I hope this is the first in a series of many: Nursing Student Bloopers.

This one isn’t MY blooper, however, as those occur, I will be certain to not waste my opportunity for humility and self-deprecation.

One of the first things you learn in nursing school is assessment, specifically vital signs. We had to prove that we could take a patient’s temperature, radial pulse, apical pulse, respiration rate, oxygen saturation, and blood pressure. As students, we are getting very bold in going up to others in the lab and saying, “I’m taking your blood pressure.” Or “Can I practice my assessment?” One girl came to me last week and asked the latter. “Sure.” I felt pretty good about my skils, so all I asked in return was that I practice taking her blood pressure.

Her specific problem was the apical pulse. “Hm, okay?” I thought.
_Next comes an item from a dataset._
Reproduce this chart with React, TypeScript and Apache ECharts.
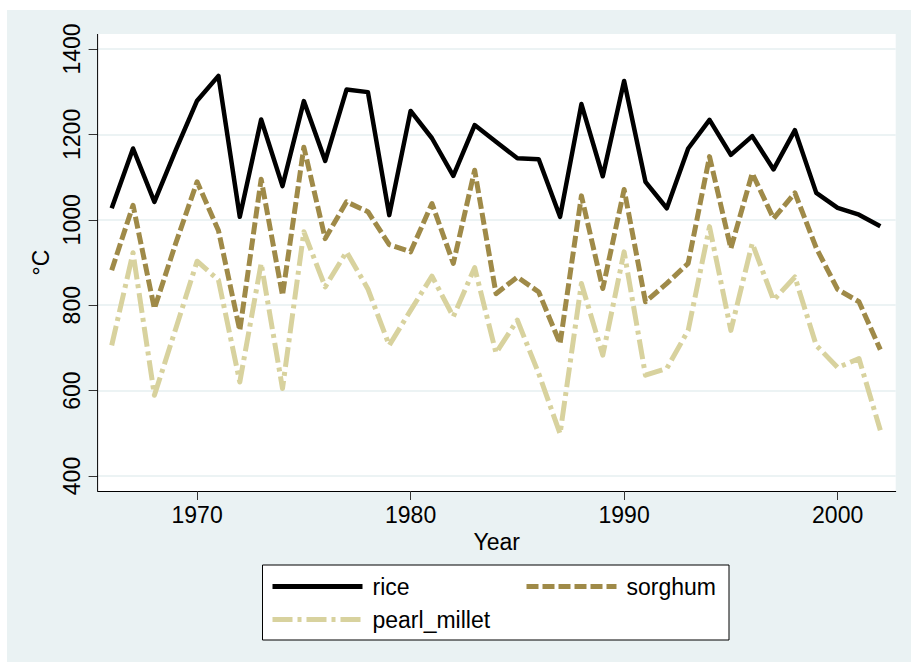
import React, { useEffect, useRef } from "react";
import * as echarts from "echarts";

const years = [
  1966, 1967, 1968, 1969, 1970, 1971, 1972, 1973, 1974, 1975, 1976, 1977, 1978,
  1979, 1980, 1981, 1982, 1983, 1984, 1985, 1986, 1987, 1988, 1989, 1990, 1991,
  1992, 1993, 1994, 1995, 1996, 1997, 1998, 1999, 2000, 2001, 2002,
];
const rice = [
  1027, 1167, 1042, 1163, 1279, 1337, 1007, 1235, 1079, 1278, 1138, 1305, 1299,
  1011, 1255, 1191, 1103, 1222, 1183, 1144, 1142, 1007, 1271, 1102, 1325, 1089,
  1027, 1167, 1234, 1152, 1196, 1118, 1210, 1063, 1028, 1012, 985,
];
const sorghum = [
  882, 1034, 792, 945, 1089, 975, 741, 1095, 823, 1170, 956, 1042, 1019,
  942, 925, 1038, 898, 1116, 827, 866, 831, 710, 1056, 839, 1071, 808,
  851, 898, 1148, 933, 1109, 1003, 1063, 934, 837, 808, 696,
];
const pearlMillet = [
  706, 923, 589, 745, 903, 859, 620, 898, 605, 972, 843, 925, 838,
  706, 788, 868, 773, 888, 688, 765, 640, 499, 851, 683, 925, 636,
  652, 741, 984, 741, 945, 812, 866, 706, 654, 675, 507,
];
const xTicks = [1970, 1980, 1990, 2000];
const seriesNames = ["rice", "sorghum", "pearl_millet"];

const FONT = "'Liberation Sans', Arial, sans-serif";

export default function App() {
  const ref = useRef<HTMLDivElement>(null);
  useEffect(() => {
    if (!ref.current) return;
    const chart = echarts.init(ref.current, null, { renderer: "svg" });
    const pairs = (vals: number[]) => years.map((y, i) => [y, vals[i]]);
    const plotL = 97.6, plotR = 895.7, plotT = 34, plotB = 491;
    const legendText = { fontSize: 23, fontFamily: FONT, color: "#000", padding: [0, 0, 0, 5] };
    const legendCommon = {
      padding: 0, itemWidth: 90, itemHeight: 24, textStyle: legendText, z: 10,
      itemStyle: { opacity: 0 },
      lineStyle: { width: 5, cap: "butt" },
    };
    chart.setOption({
      animation: false,
      backgroundColor: "#ffffff",
      textStyle: { fontFamily: FONT },
      grid: { left: plotL, right: 911 - plotR, top: 49, bottom: 662 - 476, containLabel: false },
      graphic: [
        { type: "rect", z: -20, shape: { x: 7, y: 10, width: 904, height: 652 }, style: { fill: "#EAF2F3" } },
        { type: "rect", z: -10, shape: { x: plotL, y: plotT, width: plotR - plotL, height: plotB - plotT }, style: { fill: "#ffffff" } },
        { type: "line", z: 50, shape: { x1: plotL, y1: plotT, x2: plotL, y2: plotB }, style: { stroke: "#000", lineWidth: 1 } },
        { type: "rect", z: 5, shape: { x: 262.5, y: 565, width: 466.5, height: 75 }, style: { fill: "#ffffff", stroke: "#000", lineWidth: 1 } },
      ],
      xAxis: {
        type: "value",
        min: 1965.34,
        max: 2002.72,
        offset: 15,
        name: "Year",
        nameLocation: "middle",
        nameGap: 31,
        nameTextStyle: { fontSize: 23, color: "#000", fontFamily: FONT },
        axisLine: { show: true, lineStyle: { color: "#000", width: 1 } },
        axisTick: { show: true, length: 9, customValues: xTicks, lineStyle: { color: "#333" } },
        axisLabel: { customValues: xTicks, fontSize: 23, color: "#000", margin: 12, fontFamily: FONT, formatter: (v: number) => String(v) },
        splitLine: { show: false },
      },
      yAxis: {
        type: "value",
        min: 400,
        max: 1400,
        interval: 200,
        name: "°C",
        nameLocation: "middle",
        nameRotate: 90,
        nameGap: 38,
        nameTextStyle: { fontSize: 23, color: "#000", fontFamily: FONT },
        axisLine: { show: false },
        axisTick: { show: true, length: 9, lineStyle: { color: "#333" } },
        axisLabel: { rotate: 90, fontSize: 23, color: "#000", margin: 14, fontFamily: FONT, formatter: (v: number) => String(v) },
        splitLine: { show: true, lineStyle: { color: "#E6EFF1", width: 1.5 } },
      },
      legend: [
        { ...legendCommon, data: [seriesNames[0]], left: 270, top: 575 },
        { ...legendCommon, data: [seriesNames[1]], left: 524, top: 575 },
        { ...legendCommon, data: [seriesNames[2]], left: 270, top: 608 },
      ],
      series: [
        {
          name: seriesNames[0], type: "line", data: pairs(rice), symbol: "none", z: 4,
          itemStyle: { color: "#000000" },
          lineStyle: { color: "#000000", width: 4.5, type: "solid", join: "round" },
        },
        {
          name: seriesNames[1], type: "line", data: pairs(sorghum), symbol: "none", z: 3,
          itemStyle: { color: "#9F8A48" },
          lineStyle: { color: "#9F8A48", width: 5, type: [12, 4], join: "round" },
        },
        {
          name: seriesNames[2], type: "line", data: pairs(pearlMillet), symbol: "none", z: 2,
          itemStyle: { color: "#D8D29E" },
          lineStyle: { color: "#D8D29E", width: 5, type: [20, 5, 4, 5], join: "round" },
        },
      ],
    });
    return () => chart.dispose();
  }, []);
  return <div ref={ref} style={{ width: 911, height: 662, position: "absolute", left: 0, top: 0 }} />;
}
I eventually won’t have to find an apical pulse this way, but to pass this assessment check-off, my class was told that we had to follow this method:

  1. Working down from the collar bone, find the 5th intercostal space
  2. Go to the mid-line between the sternum and scapula
  3. Listen with Stethoscope.

For those of you without human anatomy:

Apical – apex of the heart, i.e. the base. I am to listen to the heart near its base to get a pulse. This is one thing a doctor or nurse is doing when he/she puts a stethoscope on your chest.

5th intercostal space – Intercostals are the muscles between your ribs. Start with your collarbone near your breastbone.  Go down to an empty space, find the first rib, the soft space below is the first intercostal space.

Mid-line between sternum and scapula – sternum is the breastbone. scapula is your shoulder blade. Think of an imaginary vertical line between those.

If you haven’t figured it out yet, females get felt-up with the method we were given in class. It’s okay. We’re nurses, we can handle it.

When my classmates talk about the apical pulse in practice, we usually say, “Alright, time to feel you up!”  So with my classmate, I helped her count my ribs to the 5th intercostal space, then over to the mid-line.

She kept her two fingers right there and said, “Shouldn’t I be feeling your pulse now?”

Me: “Um, you need to put your stethoscope there.”

There are multiple sites to ascertain a pulse on a human body, but I’m thankful that God didn’t place a pulsating artery directly underneath human breasts. Medical assessment are already awkward enough.

1 Comment (+add yours?)

  1. Anonymous
    Feb 06, 2013 @ 03:24:10

    so funny! I am SN1 and we are learning the apical pulse now. We havent felt each other up yet but its so funny to watch us all feeling ourselves up!